Chief Roger William on his own behalf and on behalf of all other members of the Xeni Gwet'in First Nations Government and the Tsilhqot'in Nation v. Attorney General of British Columbia, et al.
(British Columbia) (Civil) (By Leave)
Constitutional law - Aboriginal peoples (s. 35), Aboriginal law, Aboriginal rights, Duty to accommodate, Crown law, Honour of the Crown, Administrative law, Judicial review - Constitutional law — Aboriginal peoples — Aboriginal law — Aboriginal rights — Duty to consult and accommodate — Crown law — Honour of the Crown — Administrative law — Judicial review — What is the legal framework for assessing the substantive outcome of consultation and adequacy of accommodation in the context of judicial review of administrative decisions that limit s. 35 rights? — How does the Haida framework for consultation and accommodation apply in the context of proven and conceded Aboriginal rights? — How does the honour of the Crown require the Crown to consult on how affected rights should be balanced against the objectives of a proposed activity? — How should serious impacts to the cultural, spiritual, and experiential aspects of Aboriginal rights be taken into account by the duty to consult and accommodate?.
Case summaries are prepared by the Office of the Registrar of the Supreme Court of Canada (Law Branch). Please note that summaries are not provided to the Judges of the Court. They are placed on the Court file and website for information purposes only.

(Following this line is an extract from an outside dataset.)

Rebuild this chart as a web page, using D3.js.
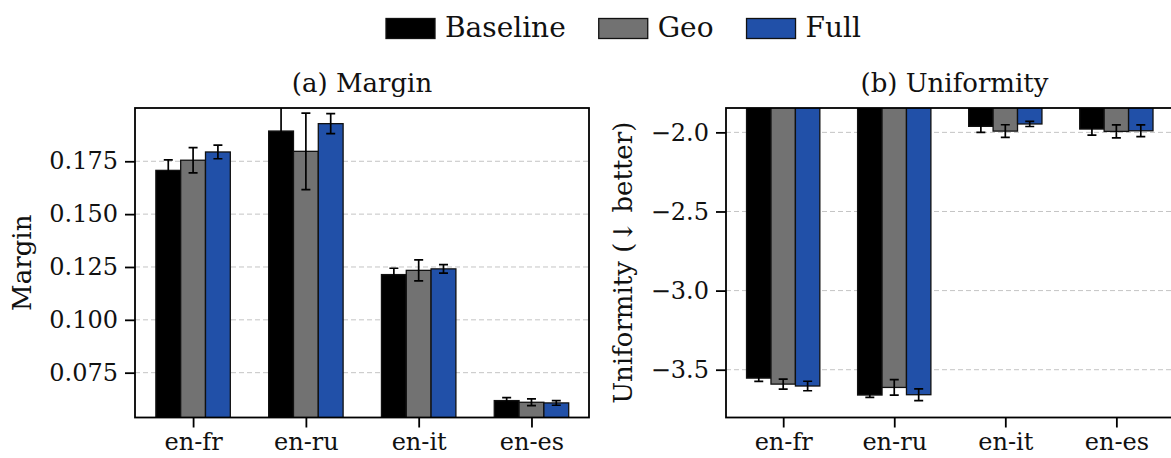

The Xeni Gwet’in First Nations Government is a “band” within the meaning of the Indian Act, RSC 1985, c. I 5, and is a sub group of the Tsilhqot’in Nation. Roger William is former chief of the band. The members of the Tsilhqot’in Nation hold proven Aboriginal hunting, trapping, and trade rights throughout the area 125 kilometres southwest of Williams Lake, BC that includes Teztan Biny (Fish Lake), Y’anah Biny (Little Fish Lake) and Nabas (the surrounding area). In addition to hunting and trapping, the Tsilhqot’in counduct fishing, gathering, spiritual and ceremonial activities in this area; the area serves as a resting place for a number of the Tsilhqot’in peoples’ ancestors. Taseko Mines Limited holds a mineral lease and mineral claims to this same area; their tenure rights remain in place until at least 2035. Taseko’s proposed plan for a mine (named the Prosperity Project) underwent provincial and federal environmental assessments. The province issued an environmental assessment certificate. The federal government concluded that the Prosperity Project would have significant adverse environmental effects and rejected the Prosperity Project. Taseko revised its mining design and applied for an amendment to its provincial environmental certificate. The province granted a five year extension on its environmental certificate which expires on January 14, 2020 if the project has not “substantially started” by that date. Taseko also re applied to the federal government for approval. In February 2014, the federal government rejected the redesigned project. Taseko then applied to the province for permits to carry out a new, expanded drilling exploration program. The province consulted with the Tsilhqot’in who opposed the new program on the basis that it would have lasting adverse effects on their rights. In July 2017, the province’s Senior Inspector of Mines provided a 30 page written decision approving the expanded drilling program. The decision included 37 mitigation conditions in order for Taseko Mines to conduct their drilling. The applicants applied for judicial review of this decision. The Supreme Court of British Columbia dismissed the petition for judicial review on the basis that the Senior Inspector’s decision was reasonable. The Court of Appeal for British Columbia dismissed the subsequent appeal.